Birr Distillery – A Lost Midlands Treasure

Birr Distillery – A Lost Midlands Treasure

Birr Distillery

Although the Birr Distillery was in operation for nearly 85 years, not much is known about its history. It was by all accounts a substantial distillery once upon a time, with a reported annual output of 200,000 gallons.

Birr Distillery was built in 1805 by brothers, R & J Wallace, close to Newbridge Street on the River Cam-Cor (meaning ‘crooked weir’). When visited by Alfred Barnard in 1886, a British brewing and distilling historian, he only devoted one page to his visit to the Birr Distillery, leaving us with only some brief snippets of information about the distillery.

He described the site as an ‘extensive complex that comprised a malting floor, kiln and mill, mash tun, still room, spirit store and bonded warehouse’. He reported that the building was made of limestone, that it was approached by carriage along the river, and that an impressive stone archway, draped in ivy lead up to the distillery.

He noted how the building was split into two sections, with two main grain warehouses and two drying kilns positioned across the bank of the Camcor River. Interestingly there were only two pot stills in the Still House, which would presumably be the sign of only a double distillation process. He noted that were 13 bonded warehouses which contained 3,000 casks and there were 40 men employed.

In 1889 a devastating fire engulfed the distillery that lead to its closure. It is recorded that a not so diligent worker fell asleep while on duty and the friction caused by the millstone ignited the surrounds.

As the fire spread, casks exploded and there are local reports stating ‘the whiskey flowed in a flaming mass down the Camcor River, turning it into a great swirling and flaming Christmas pudding’. Oh what a sight that must have been!
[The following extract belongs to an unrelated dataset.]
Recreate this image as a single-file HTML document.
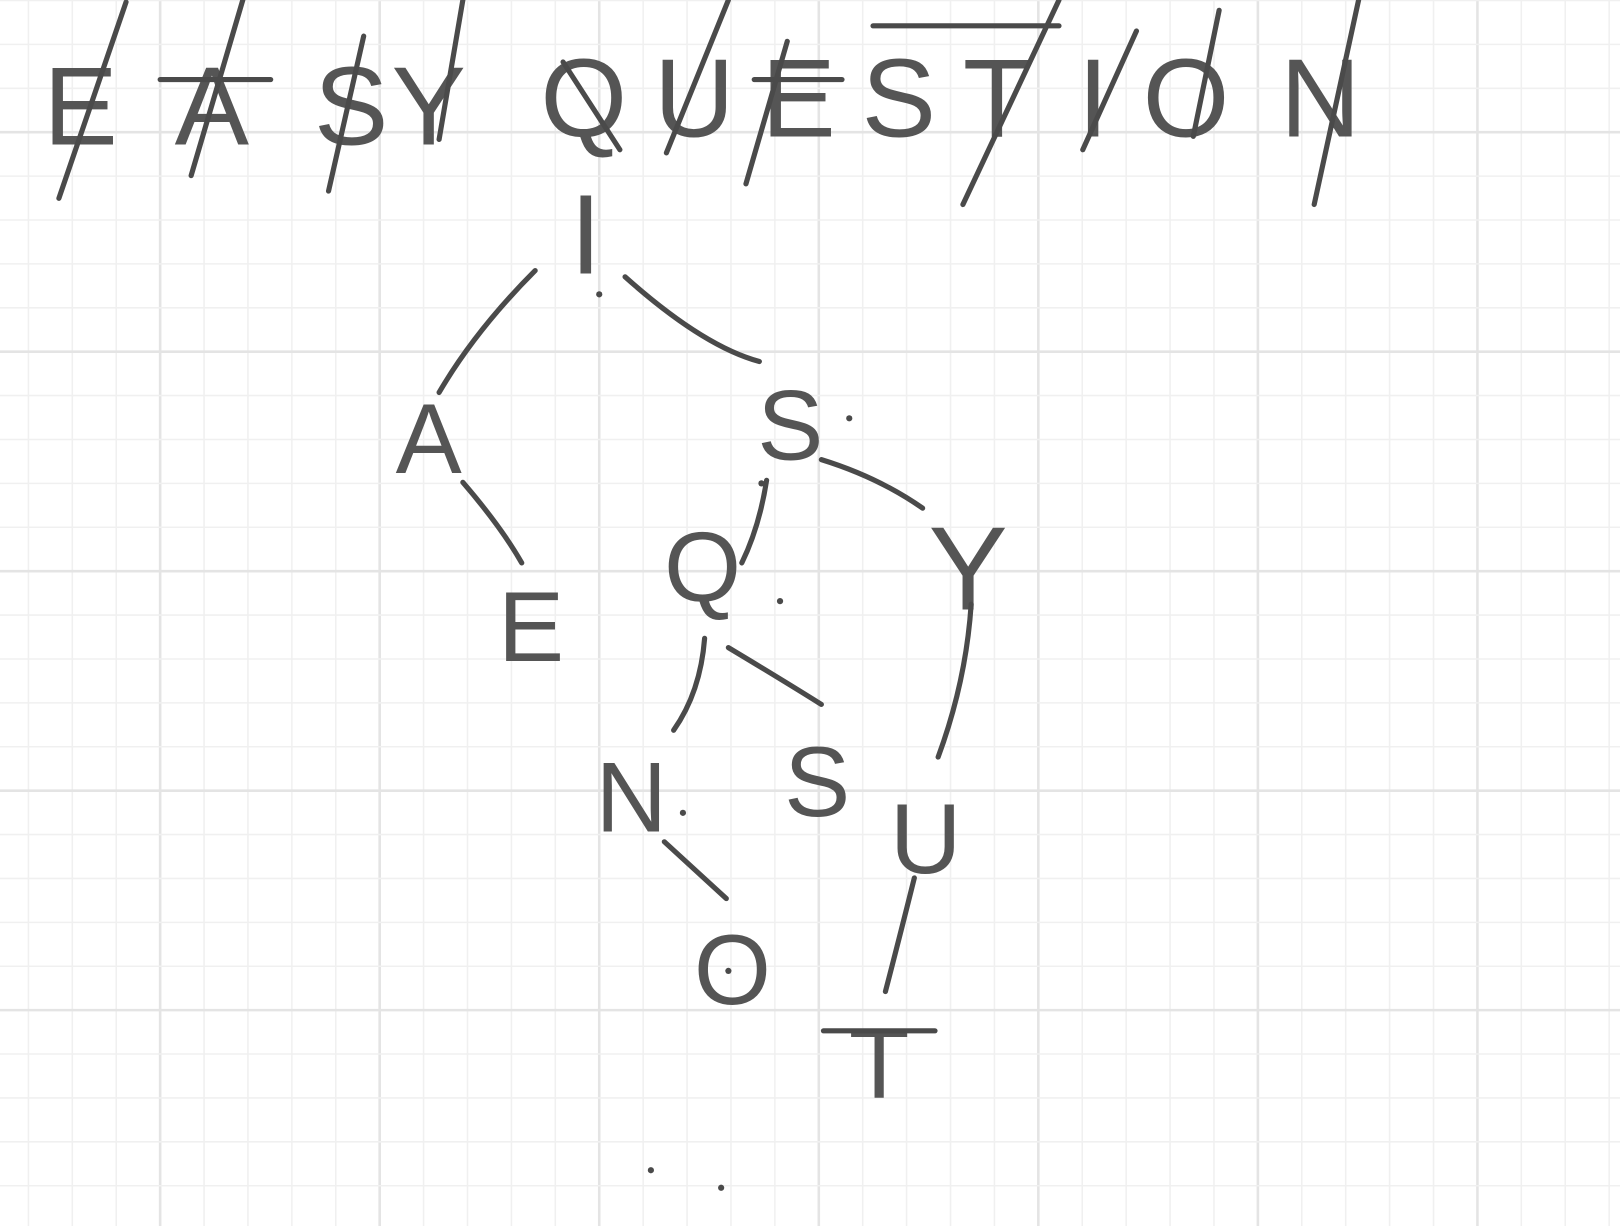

What happened to the distillery and the founding brothers is to this day unknown. The granaries, kiln and warehouses located on the other side of the river survived the fire however and remained derelict for a number of years. In the 1990’s a family from the UK bought the site of the distillery with the main remaining granary and kiln, and converted the middle floor to a summer home. Some of the other buildings have been converted into apartments and offices over the years.

If you would like to learn more about the history of some of the old distilleries of the Midlands, we highly recommend reading The Whisky Distilleries of the United Kingdom by Alfred Barnard or The Lost Distilleries of Ireland by Brian Townsend. Some fascinating Midlands Whiskey history to be discovered in both books. Sláinte!